* BEGIN *

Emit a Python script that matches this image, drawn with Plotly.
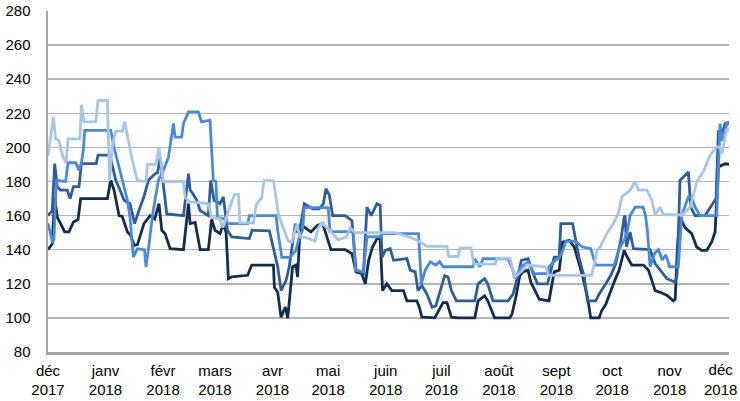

* END *
* BEGIN *

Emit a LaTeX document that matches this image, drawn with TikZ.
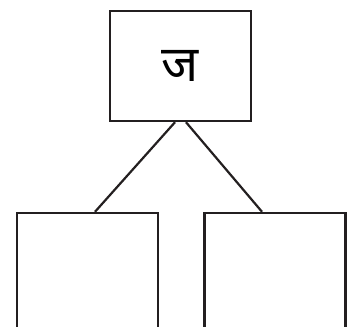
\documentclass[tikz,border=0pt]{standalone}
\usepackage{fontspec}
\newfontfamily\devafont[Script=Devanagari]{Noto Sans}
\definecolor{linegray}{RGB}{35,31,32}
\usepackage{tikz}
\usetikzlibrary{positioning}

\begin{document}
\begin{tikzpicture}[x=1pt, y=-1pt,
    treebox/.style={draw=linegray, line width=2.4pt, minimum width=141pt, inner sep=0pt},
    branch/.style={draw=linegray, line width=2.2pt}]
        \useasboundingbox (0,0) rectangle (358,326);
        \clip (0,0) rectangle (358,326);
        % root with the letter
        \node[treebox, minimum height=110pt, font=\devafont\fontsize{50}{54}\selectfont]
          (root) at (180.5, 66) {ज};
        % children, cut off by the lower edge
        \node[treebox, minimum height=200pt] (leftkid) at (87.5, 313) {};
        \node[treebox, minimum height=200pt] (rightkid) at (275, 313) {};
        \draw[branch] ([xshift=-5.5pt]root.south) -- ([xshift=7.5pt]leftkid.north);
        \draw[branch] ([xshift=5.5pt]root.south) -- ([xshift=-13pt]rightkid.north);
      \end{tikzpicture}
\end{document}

* END *
* BEGIN *

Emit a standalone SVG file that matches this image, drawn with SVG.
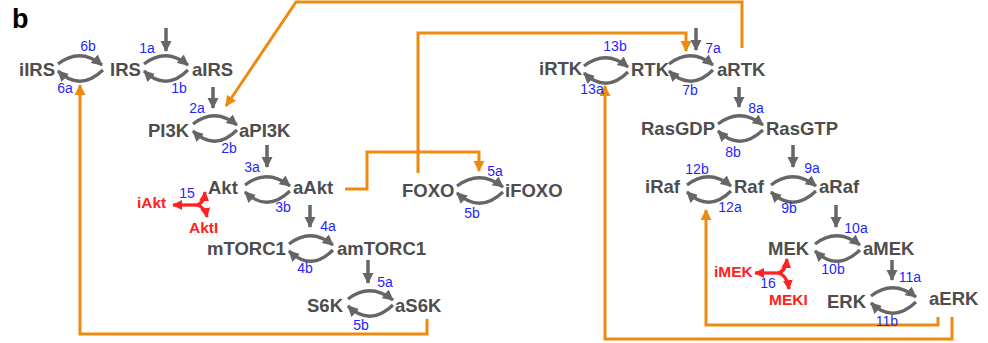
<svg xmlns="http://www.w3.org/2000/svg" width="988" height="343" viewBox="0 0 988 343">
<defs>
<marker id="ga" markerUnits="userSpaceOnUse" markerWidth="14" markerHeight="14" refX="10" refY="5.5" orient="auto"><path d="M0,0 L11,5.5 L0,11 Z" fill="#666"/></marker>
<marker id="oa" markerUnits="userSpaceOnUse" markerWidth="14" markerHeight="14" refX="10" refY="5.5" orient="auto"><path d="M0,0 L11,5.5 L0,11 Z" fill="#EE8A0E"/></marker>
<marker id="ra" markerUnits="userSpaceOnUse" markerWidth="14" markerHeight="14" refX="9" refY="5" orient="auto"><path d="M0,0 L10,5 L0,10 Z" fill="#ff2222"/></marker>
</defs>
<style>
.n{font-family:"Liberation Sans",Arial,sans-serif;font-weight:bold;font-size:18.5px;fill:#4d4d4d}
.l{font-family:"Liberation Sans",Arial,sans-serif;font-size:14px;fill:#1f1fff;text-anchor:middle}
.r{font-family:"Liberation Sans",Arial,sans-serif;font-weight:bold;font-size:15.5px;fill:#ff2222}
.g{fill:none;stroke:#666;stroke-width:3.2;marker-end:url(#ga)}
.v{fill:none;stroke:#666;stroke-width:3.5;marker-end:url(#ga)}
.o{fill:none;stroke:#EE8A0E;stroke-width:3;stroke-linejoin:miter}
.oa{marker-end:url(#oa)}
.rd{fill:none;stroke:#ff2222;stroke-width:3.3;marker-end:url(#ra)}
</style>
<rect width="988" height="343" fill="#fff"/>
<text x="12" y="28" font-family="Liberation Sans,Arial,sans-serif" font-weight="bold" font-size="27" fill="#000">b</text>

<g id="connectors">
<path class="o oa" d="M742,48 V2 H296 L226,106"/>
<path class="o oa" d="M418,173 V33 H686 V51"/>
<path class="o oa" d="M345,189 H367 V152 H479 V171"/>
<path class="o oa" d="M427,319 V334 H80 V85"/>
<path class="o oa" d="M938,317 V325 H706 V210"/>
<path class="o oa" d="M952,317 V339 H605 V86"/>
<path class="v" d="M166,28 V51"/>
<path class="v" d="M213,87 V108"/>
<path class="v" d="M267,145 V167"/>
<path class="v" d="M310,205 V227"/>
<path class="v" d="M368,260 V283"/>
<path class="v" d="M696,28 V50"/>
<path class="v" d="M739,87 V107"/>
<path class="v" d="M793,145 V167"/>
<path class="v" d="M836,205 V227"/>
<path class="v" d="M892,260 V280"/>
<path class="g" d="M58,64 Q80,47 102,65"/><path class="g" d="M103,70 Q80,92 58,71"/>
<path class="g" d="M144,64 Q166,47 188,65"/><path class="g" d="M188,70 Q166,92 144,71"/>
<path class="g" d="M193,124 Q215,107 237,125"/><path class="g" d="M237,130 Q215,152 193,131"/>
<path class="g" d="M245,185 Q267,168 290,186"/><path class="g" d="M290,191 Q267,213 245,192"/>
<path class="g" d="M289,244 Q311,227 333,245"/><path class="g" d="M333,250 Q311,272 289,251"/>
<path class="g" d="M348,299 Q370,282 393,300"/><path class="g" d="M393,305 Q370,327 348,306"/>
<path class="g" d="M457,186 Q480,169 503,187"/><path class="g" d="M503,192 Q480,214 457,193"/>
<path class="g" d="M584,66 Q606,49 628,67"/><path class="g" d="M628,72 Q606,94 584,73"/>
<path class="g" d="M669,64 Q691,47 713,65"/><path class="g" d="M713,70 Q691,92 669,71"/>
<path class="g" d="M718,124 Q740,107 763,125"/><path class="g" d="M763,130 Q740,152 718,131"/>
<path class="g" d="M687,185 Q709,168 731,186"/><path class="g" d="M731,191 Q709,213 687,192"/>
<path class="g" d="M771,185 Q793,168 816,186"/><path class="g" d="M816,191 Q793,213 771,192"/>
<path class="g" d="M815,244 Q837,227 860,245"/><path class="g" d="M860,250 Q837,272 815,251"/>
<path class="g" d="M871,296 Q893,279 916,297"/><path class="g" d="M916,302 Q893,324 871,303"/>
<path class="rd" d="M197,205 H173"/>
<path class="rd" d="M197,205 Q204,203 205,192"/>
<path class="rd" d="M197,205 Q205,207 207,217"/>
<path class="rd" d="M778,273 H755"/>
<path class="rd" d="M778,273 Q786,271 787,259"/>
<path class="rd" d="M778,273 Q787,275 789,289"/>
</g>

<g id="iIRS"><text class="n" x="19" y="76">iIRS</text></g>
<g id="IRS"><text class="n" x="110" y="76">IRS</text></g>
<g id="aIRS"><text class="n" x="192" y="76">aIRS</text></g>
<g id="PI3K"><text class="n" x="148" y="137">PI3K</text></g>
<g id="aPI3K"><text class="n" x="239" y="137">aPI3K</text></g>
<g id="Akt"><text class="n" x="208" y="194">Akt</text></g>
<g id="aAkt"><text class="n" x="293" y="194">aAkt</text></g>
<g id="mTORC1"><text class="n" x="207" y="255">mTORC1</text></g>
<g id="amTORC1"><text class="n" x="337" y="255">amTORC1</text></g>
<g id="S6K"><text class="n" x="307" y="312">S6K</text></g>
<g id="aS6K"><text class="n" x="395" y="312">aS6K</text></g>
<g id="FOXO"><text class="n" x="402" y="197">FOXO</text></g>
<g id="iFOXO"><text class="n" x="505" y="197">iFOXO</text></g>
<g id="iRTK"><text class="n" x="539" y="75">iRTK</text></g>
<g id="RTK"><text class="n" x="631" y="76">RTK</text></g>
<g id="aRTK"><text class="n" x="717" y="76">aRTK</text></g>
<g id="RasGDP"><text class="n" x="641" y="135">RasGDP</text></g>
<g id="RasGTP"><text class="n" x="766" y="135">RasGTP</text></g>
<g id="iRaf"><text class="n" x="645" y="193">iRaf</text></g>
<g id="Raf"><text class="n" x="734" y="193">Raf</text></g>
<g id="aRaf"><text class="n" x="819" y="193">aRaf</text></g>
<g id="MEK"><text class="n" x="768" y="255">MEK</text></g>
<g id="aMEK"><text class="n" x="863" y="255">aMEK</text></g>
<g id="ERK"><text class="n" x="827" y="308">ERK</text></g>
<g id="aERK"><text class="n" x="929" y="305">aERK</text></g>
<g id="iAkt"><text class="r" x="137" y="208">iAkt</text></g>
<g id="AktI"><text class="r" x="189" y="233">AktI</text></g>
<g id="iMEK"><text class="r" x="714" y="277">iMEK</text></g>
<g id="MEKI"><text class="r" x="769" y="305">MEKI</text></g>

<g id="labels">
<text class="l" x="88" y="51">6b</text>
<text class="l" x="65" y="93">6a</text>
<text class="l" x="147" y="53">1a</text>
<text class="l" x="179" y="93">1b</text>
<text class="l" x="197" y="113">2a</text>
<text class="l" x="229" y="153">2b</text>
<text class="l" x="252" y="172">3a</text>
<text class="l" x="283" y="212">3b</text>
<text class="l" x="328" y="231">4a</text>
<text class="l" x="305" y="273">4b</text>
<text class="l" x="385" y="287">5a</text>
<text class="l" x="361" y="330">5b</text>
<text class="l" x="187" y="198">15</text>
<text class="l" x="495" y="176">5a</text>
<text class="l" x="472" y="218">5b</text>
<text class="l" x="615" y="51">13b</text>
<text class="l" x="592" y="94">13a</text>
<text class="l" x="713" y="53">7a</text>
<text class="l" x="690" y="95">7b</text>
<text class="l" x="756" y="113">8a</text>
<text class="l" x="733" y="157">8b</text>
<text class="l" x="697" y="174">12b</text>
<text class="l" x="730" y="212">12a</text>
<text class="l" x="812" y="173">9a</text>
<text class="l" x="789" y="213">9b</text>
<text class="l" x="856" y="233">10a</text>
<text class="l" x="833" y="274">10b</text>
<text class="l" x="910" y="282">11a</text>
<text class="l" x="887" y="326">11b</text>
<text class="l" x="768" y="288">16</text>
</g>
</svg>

* END *

Set task → From the listing above, return each line with the word "Emit".

Answer below →
Emit a Python script that matches this image, drawn with Plotly.
Emit a LaTeX document that matches this image, drawn with TikZ.
Emit a standalone SVG file that matches this image, drawn with SVG.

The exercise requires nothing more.